Isaac Mizrahi Does London
Mizrahi's could-do should-do must-do list from A to Tea
At best, fashion designer Isaac Mizrahi is a reluctant traveler. Like a home dog, he can be coaxed around the block but his favorite arrival is back on his own doorstep in New York. Still, suggest London as a destination, and faster than he can say "Must do," he has tossed a black jacket of his own design, black jeans, and a handful of T-shirts into a duffel. "I don't need much; if there's one place a man can really shop," he says happily, "it's London."
This past year, between seven all-consuming collections, Mizrahi opened shops in Japan, read mounds of scripts (ever since his featured role in the documentary film Unzipped, he's become a hot commodity as an actor), and let his fantasies rip in designing wild costumes for Mark Morris's staging of Platée, Rameau's 18th-century comédie lyrique. A production of the Royal Opera, Covent Garden, Platée premiered at the Edinburgh Festival this summer and will debut in America at the Brooklyn Academy of Music in the spring of 1999. The project brought Mizrahi to his favorite town out of town at least half a dozen times. Which means he touched down often enough to slip into his favorite Brit expressions ("Only my second day here, I found myself jotting 'submit laundry' on my list of things to do. I mean, 'submit'—can you believe it?"), brush up on his bridge game with London friends ("In other words, they figure out how to play down to my level"), take tea instead of meetings, and squeeze in the proper number of fittings for a suit, a jacket, and a tuxedo.

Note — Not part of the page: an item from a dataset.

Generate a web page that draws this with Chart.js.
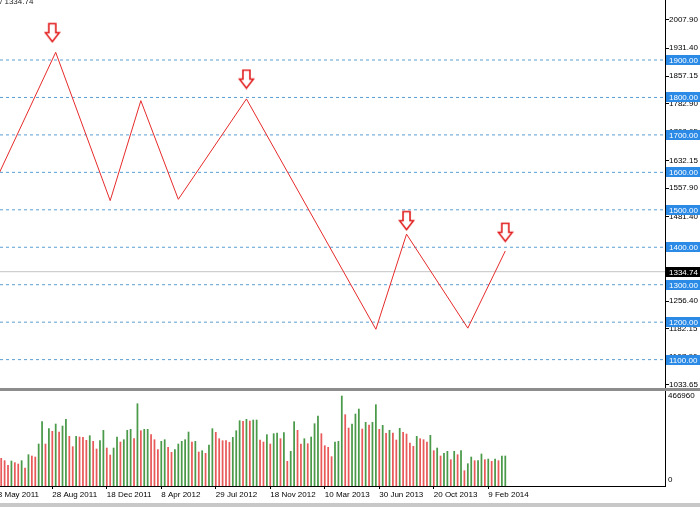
<!DOCTYPE html>
<html><head><meta charset="utf-8">
<script src="https://cdn.jsdelivr.net/npm/chart.js@4.4.1/dist/chart.umd.min.js"></script>
<style>
html,body{margin:0;padding:0;background:#fff;overflow:hidden;}
#wrap{position:relative;width:700px;height:507px;background:#fff;}
#price{position:absolute;left:0;top:0;}
#vol{position:absolute;left:0;top:391px;}
#sep{position:absolute;left:0;top:388px;width:700px;height:3px;background:#8c8c8c;}
#foot{position:absolute;left:0;top:503px;width:700px;height:4px;background:#c8c8c8;}
</style></head><body>
<div id="wrap">
<canvas id="price" width="700" height="388"></canvas>
<div id="sep"></div>
<canvas id="vol" width="700" height="112"></canvas>
<div id="foot"></div>
</div>
<script>
// ---- data (week index 0 = 8 May 2011) ----
const weekTickIdx = [0, 16, 32, 48, 64, 80, 96, 112, 128, 144];
const weekTickLabels = ['8 May 2011','28 Aug 2011','18 Dec 2011','8 Apr 2012','29 Jul 2012','18 Nov 2012','10 Mar 2013','30 Jun 2013','20 Oct 2013','9 Feb 2014'];
const priceTicks = [2007.90, 1931.40, 1857.15, 1782.90, 1708.65, 1632.15, 1557.90, 1481.40, 1407.15, 1332.90, 1256.40, 1182.15, 1107.90, 1033.65];
const levels = [1900, 1800, 1700, 1600, 1500, 1400, 1300, 1200, 1100];
const lastPrice = 1334.74;
const zigzagWeek  = [0, 17, 33, 42, 53, 73, 111, 120, 138, 149];
const zigzagPrice = [1590, 1920.5, 1524.5, 1791.4, 1528, 1796, 1181, 1435, 1184, 1390];
const arrowWeek  = [16, 73, 120, 149];
const arrowPrice = [1973, 1849, 1471, 1440];
const volumeFirstWeek = 1;
const volumes = [
143500,131400,107200,129700,121000,114100,131400,93400,162500,155600,
150400,217900,333700,217900,297400,283600,321600,280100,311200,345800,
257600,204000,257600,254200,252400,236900,261100,231700,191900,235100,
288700,197100,160800,197100,254200,228200,240300,288700,293900,245500,
427100,287000,293900,293900,266300,240300,188500,231700,240300,200600,
174600,188500,217900,231700,240300,280100,228200,231700,176400,183300,
169400,212700,297400,278400,245500,235100,235100,226500,252400,287000,
338900,335400,345800,337200,342300,342300,238600,228200,266300,217900,
271500,274900,245500,276600,127900,179800,333700,288700,217900,245500,
219600,254200,323300,363100,271500,209200,200600,152200,228200,231700,
466960,370000,300800,321600,373500,399400,295700,330200,316400,330200,
421900,293900,314700,273200,288700,274900,238600,299100,278400,269700,
223000,205800,257600,245500,240300,228200,262800,183300,197100,155600,
169400,179800,136600,179800,162500,183300,79500,115800,150400,131400,
131400,166000,136600,140000,127900,140000,131400,155600,155600];
// g = up week, r = down week
const volumeDirection = ("rrrgrrgrgr"+"rggrgrgrgg"+"rrgrrrgrrg"+"grrggrgggr"+"grggrrrggr"+
  "rgggggrgrg"+"rggrrrrrgg"+"grgrggrrgr"+"ggrgrggrrg"+"rgggrrrrgg"+
  "grrgggrgrg"+"grgrgrrgrr"+"rrgrrrgrgr"+"ggrgrgrggr"+"ggrgrgrgg").split('');
const volumeAxisMax = 466960;

// ---- view / styling ----
const VIEW_MIN = 0.646, VIEW_MAX = 195.89;
const FONT = "'Liberation Sans', Arial, sans-serif";

const arrowImg = (() => {
  const c = document.createElement('canvas'); c.width = 17; c.height = 21;
  const g = c.getContext('2d');
  g.beginPath();
  g.moveTo(5, 1.5); g.lineTo(12, 1.5); g.lineTo(12, 10.5); g.lineTo(15.5, 10.5);
  g.lineTo(8.5, 19.5); g.lineTo(1.5, 10.5); g.lineTo(5, 10.5); g.closePath();
  g.fillStyle = '#fff'; g.fill();
  g.strokeStyle = '#e21b1b'; g.lineWidth = 1.6; g.stroke();
  return c;
})();

const priceLabels = {
  id: 'priceLabels',
  afterDraw(chart) {
    const ctx = chart.ctx, ys = chart.scales.y, R = chart.chartArea.right;
    ctx.save();
    ctx.font = '8px ' + FONT; ctx.textBaseline = 'middle'; ctx.textAlign = 'left';
    levels.forEach(v => {
      const py = Math.round(ys.getPixelForValue(v));
      ctx.fillStyle = '#2a8ae6'; ctx.fillRect(R + 1, py - 5, 35, 10);
      ctx.fillStyle = '#fff'; ctx.fillText(v.toFixed(2), R + 4, py + 0.5);
    });
    const pp = Math.round(ys.getPixelForValue(lastPrice));
    ctx.fillStyle = '#000'; ctx.fillRect(R + 1, pp - 5, 35, 10);
    ctx.fillStyle = '#fff'; ctx.fillText(lastPrice.toFixed(2), R + 4, pp + 0.5);
    ctx.fillStyle = '#222'; ctx.textBaseline = 'alphabetic';
    ctx.fillText('/ ' + lastPrice.toFixed(2), 0, 4);
    ctx.restore();
  }
};

const levelDatasets = levels.map(v => ({
  type: 'line', data: [{x: VIEW_MIN, y: v}, {x: VIEW_MAX, y: v}],
  borderColor: '#5a9fd4', borderWidth: 1, borderDash: [3, 3], pointRadius: 0, order: 5
}));

new Chart(document.getElementById('price'), {
  type: 'line',
  data: {
    datasets: [
      { type: 'scatter', data: arrowWeek.map((w, i) => ({x: w, y: arrowPrice[i]})),
        pointStyle: arrowImg, pointRadius: 5, showLine: false, order: 0 },
      { type: 'line', data: zigzagWeek.map((w, i) => ({x: w, y: zigzagPrice[i]})),
        borderColor: '#e62a2a', borderWidth: 1, pointRadius: 0, tension: 0, order: 1 },
      { type: 'line', data: [{x: VIEW_MIN, y: lastPrice}, {x: VIEW_MAX, y: lastPrice}],
        borderColor: '#c4c4c4', borderWidth: 1, pointRadius: 0, order: 4 },
      ...levelDatasets
    ]
  },
  options: {
    responsive: false, animation: false, devicePixelRatio: 1, events: [],
    layout: { padding: 0, autoPadding: false },
    plugins: { legend: {display: false}, tooltip: {enabled: false} },
    scales: {
      x: { type: 'linear', min: VIEW_MIN, max: VIEW_MAX, display: false },
      y: {
        type: 'linear', position: 'right', min: 1024.2, max: 2060.2,
        afterBuildTicks: s => { s.ticks = priceTicks.map(v => ({value: v})); },
        afterFit: s => { s.width = 35; s.paddingTop = 0; s.paddingBottom = 0; },
        ticks: { color: '#000', font: {size: 8, family: FONT}, padding: 0,
                 callback: v => Number(v).toFixed(2) },
        grid: { drawOnChartArea: false, drawTicks: true, tickLength: 4, color: '#000' },
        border: { display: true, color: '#000', width: 1 }
      }
    }
  },
  plugins: [priceLabels]
});

const volLabels = {
  id: 'volLabels',
  afterDraw(chart) {
    const ctx = chart.ctx, ys = chart.scales.y, R = chart.chartArea.right;
    ctx.save();
    ctx.font = '8px ' + FONT; ctx.textBaseline = 'middle'; ctx.textAlign = 'left';
    ctx.fillStyle = '#000';
    ctx.fillText(String(volumeAxisMax), R + 3, ys.getPixelForValue(volumeAxisMax));
    ctx.fillText('0', R + 3, ys.getPixelForValue(0) - 6);
    ctx.restore();
  }
};

new Chart(document.getElementById('vol'), {
  type: 'bar',
  data: {
    datasets: [{
      data: volumes.map((v, i) => ({x: volumeFirstWeek + i, y: v})),
      backgroundColor: c => volumeDirection[c.dataIndex] === 'g' ? '#4a9a4a' : '#e85a5a',
      barThickness: 1.1, borderWidth: 0
    }]
  },
  options: {
    responsive: false, animation: false, devicePixelRatio: 1, events: [],
    layout: { padding: 0, autoPadding: false },
    plugins: { legend: {display: false}, tooltip: {enabled: false} },
    scales: {
      x: {
        type: 'linear', min: VIEW_MIN, max: VIEW_MAX, position: 'bottom', offset: false,
        afterBuildTicks: s => { s.ticks = weekTickIdx.map(v => ({value: v})); },
        afterFit: s => { s.height = 17; s.paddingLeft = 0; s.paddingRight = 0; },
        ticks: { autoSkip: false, maxRotation: 0, minRotation: 0, align: 'start',
                 color: '#000', font: {size: 8, family: FONT}, padding: 1,
                 callback: v => weekTickLabels[weekTickIdx.indexOf(Number(v))] },
        grid: { offset: false, drawOnChartArea: false, drawTicks: true, tickLength: 3, color: '#000' },
        border: { display: true, color: '#000', width: 1 }
      },
      y: {
        type: 'linear', position: 'right', min: 0, max: 492902,
        afterBuildTicks: s => { s.ticks = []; },
        afterFit: s => { s.width = 35; s.paddingTop = 0; s.paddingBottom = 0; },
        ticks: { display: false },
        grid: { display: false },
        border: { display: true, color: '#000', width: 1 }
      }
    }
  },
  plugins: [volLabels]
});
</script></body></html>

"if they could just do away with Heathrow, which is so unbearably huge and drab . . ." Mizrahi muses about the one thing he loathes in a country he loves. But he doesn't dwell. "Once I get into town, I feel so at home." Until recently, the designer had no particular allegiance to any hotel. "The Portobello is cool—or at least I thought so at eighteen, when all I cared about was that it was good and cheap and full of rock stars, none of whom I could identify of course." Then it was Blakes: "eccentric in an updated way, though not always convenient."
During his latest round of stays, Mizrahi contemplated the Hempel and tried the Metropolitan. Both hotels have been all the buzz among high-style bees because they are new—as in not old—and new as in, good Lord, minimalist modern. But like a sleek coif, their uncompromising aesthetic can be hard to live in or up to: one hair out of place, and it's ruined. "Maybe for some people built-ins and mystery switches are the height of chic," says Mizrahi. "Not for me."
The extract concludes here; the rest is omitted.